[Stored dataset items]
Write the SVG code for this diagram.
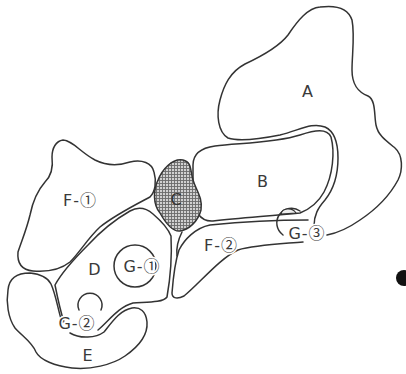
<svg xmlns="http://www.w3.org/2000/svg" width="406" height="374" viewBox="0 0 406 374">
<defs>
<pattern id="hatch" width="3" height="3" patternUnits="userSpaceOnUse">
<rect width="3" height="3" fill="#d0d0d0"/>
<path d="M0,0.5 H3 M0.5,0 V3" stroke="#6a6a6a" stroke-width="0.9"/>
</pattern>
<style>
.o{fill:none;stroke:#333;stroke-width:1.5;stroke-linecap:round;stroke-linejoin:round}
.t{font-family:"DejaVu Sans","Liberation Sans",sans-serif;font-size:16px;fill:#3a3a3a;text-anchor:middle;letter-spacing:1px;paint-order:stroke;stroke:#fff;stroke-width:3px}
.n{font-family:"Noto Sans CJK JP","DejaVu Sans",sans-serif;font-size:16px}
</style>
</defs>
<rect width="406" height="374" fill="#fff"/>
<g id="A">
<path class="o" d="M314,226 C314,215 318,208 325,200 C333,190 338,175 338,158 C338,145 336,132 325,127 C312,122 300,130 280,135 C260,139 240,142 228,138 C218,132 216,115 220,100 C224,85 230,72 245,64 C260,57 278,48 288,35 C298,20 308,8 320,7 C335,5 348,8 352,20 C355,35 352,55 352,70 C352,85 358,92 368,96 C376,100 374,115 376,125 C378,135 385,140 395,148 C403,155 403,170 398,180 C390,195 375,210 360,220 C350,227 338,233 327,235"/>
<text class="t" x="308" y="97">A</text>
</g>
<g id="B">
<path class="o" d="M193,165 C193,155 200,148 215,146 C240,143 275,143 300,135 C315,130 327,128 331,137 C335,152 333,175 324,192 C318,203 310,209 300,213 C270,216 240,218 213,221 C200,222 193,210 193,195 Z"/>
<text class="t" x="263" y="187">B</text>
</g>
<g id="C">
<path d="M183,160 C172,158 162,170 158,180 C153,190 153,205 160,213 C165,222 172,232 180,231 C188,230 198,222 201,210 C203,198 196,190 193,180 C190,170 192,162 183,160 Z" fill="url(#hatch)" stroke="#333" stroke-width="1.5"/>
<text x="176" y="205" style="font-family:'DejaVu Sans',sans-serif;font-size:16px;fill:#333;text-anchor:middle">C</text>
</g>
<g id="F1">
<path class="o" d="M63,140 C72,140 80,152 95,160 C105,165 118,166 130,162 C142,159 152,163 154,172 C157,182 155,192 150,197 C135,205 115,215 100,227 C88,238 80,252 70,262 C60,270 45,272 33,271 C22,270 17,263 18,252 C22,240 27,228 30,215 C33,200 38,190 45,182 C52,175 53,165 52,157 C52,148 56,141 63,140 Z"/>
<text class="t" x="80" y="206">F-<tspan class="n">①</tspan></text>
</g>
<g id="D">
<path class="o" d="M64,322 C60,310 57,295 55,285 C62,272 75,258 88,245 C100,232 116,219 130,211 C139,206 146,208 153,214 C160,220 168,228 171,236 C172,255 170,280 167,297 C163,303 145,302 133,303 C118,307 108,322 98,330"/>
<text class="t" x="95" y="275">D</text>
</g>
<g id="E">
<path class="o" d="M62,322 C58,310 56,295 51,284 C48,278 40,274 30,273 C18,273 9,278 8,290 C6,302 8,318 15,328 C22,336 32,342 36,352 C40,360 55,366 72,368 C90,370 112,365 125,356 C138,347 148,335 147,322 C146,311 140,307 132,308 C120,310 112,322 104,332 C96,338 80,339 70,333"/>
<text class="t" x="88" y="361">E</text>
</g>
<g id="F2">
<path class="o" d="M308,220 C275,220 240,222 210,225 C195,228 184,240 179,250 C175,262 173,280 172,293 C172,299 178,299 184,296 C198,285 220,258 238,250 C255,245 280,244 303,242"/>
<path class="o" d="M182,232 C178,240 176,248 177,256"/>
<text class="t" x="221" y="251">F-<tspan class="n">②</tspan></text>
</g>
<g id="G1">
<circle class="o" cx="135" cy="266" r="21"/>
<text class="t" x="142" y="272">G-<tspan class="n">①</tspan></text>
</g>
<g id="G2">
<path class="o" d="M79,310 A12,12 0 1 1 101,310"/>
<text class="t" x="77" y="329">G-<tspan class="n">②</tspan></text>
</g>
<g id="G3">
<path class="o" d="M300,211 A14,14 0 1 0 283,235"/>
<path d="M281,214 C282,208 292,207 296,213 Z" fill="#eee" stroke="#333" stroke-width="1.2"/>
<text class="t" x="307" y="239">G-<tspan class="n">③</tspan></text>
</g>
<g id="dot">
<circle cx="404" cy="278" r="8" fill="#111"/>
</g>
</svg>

---

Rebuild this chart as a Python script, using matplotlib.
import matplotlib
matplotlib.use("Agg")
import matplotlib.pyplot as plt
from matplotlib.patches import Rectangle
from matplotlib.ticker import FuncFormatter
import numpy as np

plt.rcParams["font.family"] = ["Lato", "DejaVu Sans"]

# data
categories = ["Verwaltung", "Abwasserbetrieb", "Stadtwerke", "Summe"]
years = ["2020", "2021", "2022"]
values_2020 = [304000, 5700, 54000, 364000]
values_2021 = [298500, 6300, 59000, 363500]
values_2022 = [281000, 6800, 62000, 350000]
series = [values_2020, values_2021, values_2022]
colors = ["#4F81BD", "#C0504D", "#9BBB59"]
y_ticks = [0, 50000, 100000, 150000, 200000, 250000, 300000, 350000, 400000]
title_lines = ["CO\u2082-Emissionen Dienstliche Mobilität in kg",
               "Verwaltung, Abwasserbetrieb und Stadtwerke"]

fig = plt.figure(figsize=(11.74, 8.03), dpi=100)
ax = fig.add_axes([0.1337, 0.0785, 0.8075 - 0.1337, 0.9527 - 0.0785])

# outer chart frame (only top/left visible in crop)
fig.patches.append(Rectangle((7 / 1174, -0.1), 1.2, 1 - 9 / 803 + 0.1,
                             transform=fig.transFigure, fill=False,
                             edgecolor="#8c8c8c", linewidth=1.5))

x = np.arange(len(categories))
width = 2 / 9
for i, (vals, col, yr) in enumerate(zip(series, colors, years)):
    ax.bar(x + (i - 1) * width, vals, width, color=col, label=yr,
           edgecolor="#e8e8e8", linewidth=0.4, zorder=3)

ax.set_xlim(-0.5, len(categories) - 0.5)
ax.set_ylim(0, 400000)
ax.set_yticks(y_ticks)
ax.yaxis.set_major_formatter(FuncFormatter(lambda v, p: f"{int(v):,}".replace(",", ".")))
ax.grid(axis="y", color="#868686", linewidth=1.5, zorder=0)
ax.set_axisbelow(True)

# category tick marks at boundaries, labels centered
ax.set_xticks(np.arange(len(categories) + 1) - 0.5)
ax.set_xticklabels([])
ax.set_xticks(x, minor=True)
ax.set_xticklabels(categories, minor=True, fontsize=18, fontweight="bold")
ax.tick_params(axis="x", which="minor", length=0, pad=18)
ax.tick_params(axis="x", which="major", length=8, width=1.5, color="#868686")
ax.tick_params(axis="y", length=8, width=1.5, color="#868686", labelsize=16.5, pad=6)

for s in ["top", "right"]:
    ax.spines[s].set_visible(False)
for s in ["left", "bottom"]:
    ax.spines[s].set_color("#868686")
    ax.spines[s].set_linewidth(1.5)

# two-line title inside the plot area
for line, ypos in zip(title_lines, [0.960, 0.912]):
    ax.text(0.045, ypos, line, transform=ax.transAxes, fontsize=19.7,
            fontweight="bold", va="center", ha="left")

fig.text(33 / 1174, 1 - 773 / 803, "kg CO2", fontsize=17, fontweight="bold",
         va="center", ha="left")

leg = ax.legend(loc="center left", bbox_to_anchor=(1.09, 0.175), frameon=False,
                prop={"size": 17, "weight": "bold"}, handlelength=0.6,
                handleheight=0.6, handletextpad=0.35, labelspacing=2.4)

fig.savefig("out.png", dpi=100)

### EXERCISE DETAILS:
Going through the entries above, tally each line that has the word "chart". Answer with the number only.

### COMPLETE ANSWER:
2